=== Requirement ===
Sift the material for lines containing "that", and return them.

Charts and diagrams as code
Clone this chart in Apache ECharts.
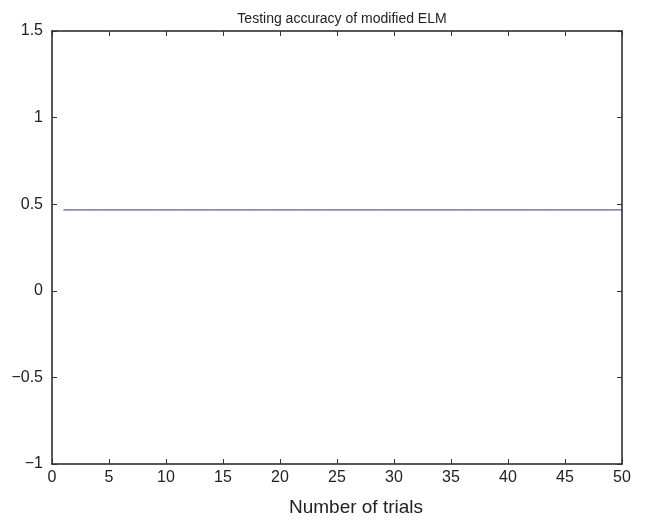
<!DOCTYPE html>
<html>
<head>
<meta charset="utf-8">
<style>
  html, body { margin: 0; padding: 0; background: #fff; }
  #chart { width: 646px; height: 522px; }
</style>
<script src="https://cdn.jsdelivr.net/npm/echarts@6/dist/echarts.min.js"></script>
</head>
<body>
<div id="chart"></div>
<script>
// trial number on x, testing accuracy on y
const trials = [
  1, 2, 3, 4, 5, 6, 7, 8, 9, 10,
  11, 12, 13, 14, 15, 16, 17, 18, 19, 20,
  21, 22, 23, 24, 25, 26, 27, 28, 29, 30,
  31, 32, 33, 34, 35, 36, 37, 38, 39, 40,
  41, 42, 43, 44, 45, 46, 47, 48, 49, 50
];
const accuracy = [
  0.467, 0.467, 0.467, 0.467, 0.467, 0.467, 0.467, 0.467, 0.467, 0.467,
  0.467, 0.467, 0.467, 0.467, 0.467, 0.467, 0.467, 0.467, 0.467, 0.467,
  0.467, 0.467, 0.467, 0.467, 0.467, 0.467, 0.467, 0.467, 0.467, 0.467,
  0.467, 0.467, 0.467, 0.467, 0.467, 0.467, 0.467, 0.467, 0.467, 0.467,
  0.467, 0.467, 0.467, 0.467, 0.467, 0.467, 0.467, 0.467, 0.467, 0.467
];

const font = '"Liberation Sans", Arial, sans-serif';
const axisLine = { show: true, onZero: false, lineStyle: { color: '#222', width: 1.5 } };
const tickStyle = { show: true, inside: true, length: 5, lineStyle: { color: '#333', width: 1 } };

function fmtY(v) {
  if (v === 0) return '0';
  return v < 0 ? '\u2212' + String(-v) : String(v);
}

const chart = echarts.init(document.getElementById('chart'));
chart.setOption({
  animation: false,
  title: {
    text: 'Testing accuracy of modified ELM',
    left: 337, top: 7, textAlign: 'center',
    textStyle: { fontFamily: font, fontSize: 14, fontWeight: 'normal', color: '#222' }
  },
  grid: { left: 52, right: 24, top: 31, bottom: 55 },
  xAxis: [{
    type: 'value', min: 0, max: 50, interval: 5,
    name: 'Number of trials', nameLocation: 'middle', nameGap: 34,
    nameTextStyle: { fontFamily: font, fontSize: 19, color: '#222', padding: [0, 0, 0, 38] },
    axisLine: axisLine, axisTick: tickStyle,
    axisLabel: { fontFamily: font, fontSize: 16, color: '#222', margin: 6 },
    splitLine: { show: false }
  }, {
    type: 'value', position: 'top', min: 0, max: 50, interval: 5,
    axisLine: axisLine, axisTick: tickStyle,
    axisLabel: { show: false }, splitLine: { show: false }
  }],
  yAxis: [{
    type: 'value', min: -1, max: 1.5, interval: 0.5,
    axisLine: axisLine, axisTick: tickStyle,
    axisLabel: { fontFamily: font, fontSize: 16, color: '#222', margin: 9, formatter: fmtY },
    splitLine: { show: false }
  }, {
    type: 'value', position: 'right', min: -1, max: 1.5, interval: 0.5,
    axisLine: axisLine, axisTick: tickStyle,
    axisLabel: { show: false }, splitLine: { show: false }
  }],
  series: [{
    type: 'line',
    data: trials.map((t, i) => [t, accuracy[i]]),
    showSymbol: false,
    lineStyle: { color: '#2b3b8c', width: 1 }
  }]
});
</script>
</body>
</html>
* * *
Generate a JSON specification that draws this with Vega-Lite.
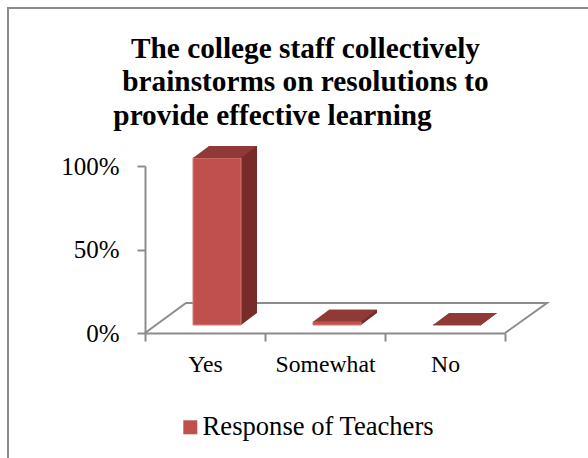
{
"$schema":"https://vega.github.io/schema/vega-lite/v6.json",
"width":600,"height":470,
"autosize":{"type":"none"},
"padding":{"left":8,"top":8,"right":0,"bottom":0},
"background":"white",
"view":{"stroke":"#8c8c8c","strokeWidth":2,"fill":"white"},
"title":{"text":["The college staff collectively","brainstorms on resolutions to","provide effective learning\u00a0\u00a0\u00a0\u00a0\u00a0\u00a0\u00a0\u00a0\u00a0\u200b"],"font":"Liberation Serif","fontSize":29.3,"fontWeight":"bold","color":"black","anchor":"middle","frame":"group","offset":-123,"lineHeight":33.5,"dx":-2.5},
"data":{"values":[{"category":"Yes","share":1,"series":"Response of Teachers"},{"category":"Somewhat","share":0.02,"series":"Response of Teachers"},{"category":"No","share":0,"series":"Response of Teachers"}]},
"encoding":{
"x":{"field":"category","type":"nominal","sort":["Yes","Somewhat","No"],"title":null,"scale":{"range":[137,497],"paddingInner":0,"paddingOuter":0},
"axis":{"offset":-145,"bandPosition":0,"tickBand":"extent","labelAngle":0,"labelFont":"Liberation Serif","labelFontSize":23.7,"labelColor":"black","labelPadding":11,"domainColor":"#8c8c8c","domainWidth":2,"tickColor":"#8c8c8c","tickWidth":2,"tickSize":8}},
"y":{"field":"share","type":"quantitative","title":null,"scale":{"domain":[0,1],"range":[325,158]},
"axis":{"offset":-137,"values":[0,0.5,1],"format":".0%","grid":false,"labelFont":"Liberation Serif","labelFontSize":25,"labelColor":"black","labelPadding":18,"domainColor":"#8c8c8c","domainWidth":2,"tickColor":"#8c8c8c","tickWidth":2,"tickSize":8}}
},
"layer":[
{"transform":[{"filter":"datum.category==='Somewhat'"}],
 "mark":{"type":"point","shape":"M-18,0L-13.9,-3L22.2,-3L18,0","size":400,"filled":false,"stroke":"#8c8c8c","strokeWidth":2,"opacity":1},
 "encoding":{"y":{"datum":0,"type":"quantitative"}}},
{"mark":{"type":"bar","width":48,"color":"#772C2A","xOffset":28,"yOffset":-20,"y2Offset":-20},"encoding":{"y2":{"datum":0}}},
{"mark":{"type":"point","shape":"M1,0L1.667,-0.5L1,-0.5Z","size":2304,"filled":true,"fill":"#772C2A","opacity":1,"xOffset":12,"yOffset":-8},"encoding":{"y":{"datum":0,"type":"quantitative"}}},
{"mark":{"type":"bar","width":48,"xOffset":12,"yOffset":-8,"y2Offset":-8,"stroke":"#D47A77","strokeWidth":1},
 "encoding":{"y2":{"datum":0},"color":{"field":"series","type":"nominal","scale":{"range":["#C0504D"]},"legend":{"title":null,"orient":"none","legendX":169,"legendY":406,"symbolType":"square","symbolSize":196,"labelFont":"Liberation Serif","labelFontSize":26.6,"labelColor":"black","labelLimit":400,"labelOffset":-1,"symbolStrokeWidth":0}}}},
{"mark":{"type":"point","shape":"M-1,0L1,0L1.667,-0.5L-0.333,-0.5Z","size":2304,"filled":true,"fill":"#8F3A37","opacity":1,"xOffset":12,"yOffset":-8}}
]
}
==
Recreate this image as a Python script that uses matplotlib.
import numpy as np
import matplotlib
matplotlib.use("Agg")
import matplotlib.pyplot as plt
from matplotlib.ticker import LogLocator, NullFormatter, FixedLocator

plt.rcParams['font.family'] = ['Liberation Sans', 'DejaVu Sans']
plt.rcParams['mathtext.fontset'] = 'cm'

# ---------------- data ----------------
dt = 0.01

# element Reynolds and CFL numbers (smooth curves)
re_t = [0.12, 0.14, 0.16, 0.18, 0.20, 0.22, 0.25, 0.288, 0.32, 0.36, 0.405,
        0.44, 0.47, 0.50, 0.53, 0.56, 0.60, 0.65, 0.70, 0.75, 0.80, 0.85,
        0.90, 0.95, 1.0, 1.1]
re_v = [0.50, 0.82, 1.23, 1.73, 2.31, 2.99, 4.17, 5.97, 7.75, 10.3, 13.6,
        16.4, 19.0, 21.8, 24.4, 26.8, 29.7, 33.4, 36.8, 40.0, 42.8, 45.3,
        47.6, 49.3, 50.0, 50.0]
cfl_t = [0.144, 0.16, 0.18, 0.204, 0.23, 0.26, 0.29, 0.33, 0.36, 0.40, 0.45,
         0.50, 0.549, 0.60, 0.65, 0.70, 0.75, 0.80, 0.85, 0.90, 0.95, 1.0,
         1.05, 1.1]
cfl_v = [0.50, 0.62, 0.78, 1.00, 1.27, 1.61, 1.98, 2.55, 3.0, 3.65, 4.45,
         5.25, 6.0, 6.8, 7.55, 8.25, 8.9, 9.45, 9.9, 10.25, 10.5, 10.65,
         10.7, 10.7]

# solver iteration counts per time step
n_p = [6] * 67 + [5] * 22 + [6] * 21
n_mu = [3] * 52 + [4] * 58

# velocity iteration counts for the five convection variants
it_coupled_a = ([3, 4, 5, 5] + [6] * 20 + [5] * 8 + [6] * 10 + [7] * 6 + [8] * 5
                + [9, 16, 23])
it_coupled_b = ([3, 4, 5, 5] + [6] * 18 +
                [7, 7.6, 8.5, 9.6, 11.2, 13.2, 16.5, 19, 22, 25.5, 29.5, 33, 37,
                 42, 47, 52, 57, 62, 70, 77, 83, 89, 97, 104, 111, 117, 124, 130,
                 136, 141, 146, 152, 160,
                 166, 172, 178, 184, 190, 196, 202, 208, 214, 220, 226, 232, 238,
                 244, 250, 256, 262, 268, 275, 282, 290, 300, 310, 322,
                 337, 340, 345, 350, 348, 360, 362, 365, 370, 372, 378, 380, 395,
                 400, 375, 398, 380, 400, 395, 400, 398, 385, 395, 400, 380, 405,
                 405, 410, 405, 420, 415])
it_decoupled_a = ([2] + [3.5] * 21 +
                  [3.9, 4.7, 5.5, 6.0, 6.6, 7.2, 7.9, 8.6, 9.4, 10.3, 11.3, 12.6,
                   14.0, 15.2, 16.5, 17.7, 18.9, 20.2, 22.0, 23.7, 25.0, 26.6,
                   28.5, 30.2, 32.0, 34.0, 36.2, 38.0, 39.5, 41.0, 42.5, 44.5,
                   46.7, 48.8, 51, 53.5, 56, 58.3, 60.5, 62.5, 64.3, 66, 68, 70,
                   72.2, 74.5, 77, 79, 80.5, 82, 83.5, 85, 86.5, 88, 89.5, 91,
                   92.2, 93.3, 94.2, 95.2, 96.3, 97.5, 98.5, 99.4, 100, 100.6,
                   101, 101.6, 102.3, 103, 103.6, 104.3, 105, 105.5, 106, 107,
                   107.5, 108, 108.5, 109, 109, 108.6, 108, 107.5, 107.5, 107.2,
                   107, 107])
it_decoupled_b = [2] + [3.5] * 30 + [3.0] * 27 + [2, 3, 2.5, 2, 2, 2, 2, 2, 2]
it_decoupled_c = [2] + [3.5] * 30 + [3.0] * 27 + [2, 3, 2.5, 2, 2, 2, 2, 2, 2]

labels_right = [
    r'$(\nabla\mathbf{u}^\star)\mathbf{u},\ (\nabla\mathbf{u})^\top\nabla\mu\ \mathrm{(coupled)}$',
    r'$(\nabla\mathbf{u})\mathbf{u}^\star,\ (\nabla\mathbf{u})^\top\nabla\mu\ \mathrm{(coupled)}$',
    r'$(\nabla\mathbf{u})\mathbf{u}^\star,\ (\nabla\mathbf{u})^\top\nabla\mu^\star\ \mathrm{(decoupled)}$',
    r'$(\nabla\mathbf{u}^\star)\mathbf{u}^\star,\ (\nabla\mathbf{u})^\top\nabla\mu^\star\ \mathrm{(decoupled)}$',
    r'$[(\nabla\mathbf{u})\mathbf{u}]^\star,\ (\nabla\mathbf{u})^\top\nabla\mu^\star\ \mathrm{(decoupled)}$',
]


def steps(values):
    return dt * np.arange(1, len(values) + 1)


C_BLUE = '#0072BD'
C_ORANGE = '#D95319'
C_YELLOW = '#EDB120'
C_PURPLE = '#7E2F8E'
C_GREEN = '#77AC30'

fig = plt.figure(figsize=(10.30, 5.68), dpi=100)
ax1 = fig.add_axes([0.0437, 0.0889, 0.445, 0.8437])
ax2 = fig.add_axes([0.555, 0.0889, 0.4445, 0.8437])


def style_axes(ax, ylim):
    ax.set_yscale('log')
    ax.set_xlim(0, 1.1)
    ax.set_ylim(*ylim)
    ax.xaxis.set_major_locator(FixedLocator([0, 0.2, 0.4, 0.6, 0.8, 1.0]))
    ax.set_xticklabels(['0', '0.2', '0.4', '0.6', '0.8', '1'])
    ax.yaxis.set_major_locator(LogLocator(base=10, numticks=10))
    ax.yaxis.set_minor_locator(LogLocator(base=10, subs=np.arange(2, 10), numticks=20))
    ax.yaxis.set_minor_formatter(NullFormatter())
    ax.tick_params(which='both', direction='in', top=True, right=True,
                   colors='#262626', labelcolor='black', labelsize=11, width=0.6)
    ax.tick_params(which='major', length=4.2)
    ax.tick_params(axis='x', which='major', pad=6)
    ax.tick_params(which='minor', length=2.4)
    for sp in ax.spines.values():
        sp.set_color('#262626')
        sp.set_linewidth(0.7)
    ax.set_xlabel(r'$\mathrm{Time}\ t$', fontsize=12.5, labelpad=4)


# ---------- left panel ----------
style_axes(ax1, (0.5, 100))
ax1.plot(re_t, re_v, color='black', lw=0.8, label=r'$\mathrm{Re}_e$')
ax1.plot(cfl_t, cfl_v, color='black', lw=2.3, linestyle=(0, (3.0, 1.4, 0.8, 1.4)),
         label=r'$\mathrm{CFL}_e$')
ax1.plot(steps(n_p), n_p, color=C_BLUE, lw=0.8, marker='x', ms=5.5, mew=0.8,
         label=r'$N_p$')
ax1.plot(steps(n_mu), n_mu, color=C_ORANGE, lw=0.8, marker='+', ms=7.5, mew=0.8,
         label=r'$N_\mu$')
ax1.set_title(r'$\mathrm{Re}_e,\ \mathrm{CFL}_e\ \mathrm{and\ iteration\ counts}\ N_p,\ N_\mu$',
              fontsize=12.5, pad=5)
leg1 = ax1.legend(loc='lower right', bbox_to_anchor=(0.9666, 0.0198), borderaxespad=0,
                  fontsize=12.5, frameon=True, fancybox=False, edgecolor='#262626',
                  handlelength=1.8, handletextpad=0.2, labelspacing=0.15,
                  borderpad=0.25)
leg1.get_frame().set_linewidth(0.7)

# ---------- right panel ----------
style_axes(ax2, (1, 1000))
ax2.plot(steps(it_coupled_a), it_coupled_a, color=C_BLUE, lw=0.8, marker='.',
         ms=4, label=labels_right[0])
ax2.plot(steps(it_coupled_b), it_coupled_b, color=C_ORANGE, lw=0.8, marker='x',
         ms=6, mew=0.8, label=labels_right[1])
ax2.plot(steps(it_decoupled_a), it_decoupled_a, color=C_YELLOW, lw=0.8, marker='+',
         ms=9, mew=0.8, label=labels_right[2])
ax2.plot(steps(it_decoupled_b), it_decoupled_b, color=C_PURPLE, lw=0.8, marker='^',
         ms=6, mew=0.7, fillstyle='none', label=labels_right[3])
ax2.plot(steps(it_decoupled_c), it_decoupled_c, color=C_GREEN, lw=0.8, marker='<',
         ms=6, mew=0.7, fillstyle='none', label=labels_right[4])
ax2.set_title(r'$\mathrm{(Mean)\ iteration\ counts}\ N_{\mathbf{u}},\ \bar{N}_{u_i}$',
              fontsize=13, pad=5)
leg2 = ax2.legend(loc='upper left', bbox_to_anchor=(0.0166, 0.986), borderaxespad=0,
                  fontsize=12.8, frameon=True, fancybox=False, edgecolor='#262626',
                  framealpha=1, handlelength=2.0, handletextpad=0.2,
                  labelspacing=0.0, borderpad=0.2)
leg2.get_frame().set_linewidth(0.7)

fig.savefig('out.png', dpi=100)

=== Answer to this problem ===
Generate a JSON specification that draws this with Vega-Lite.
Recreate this image as a Python script that uses matplotlib.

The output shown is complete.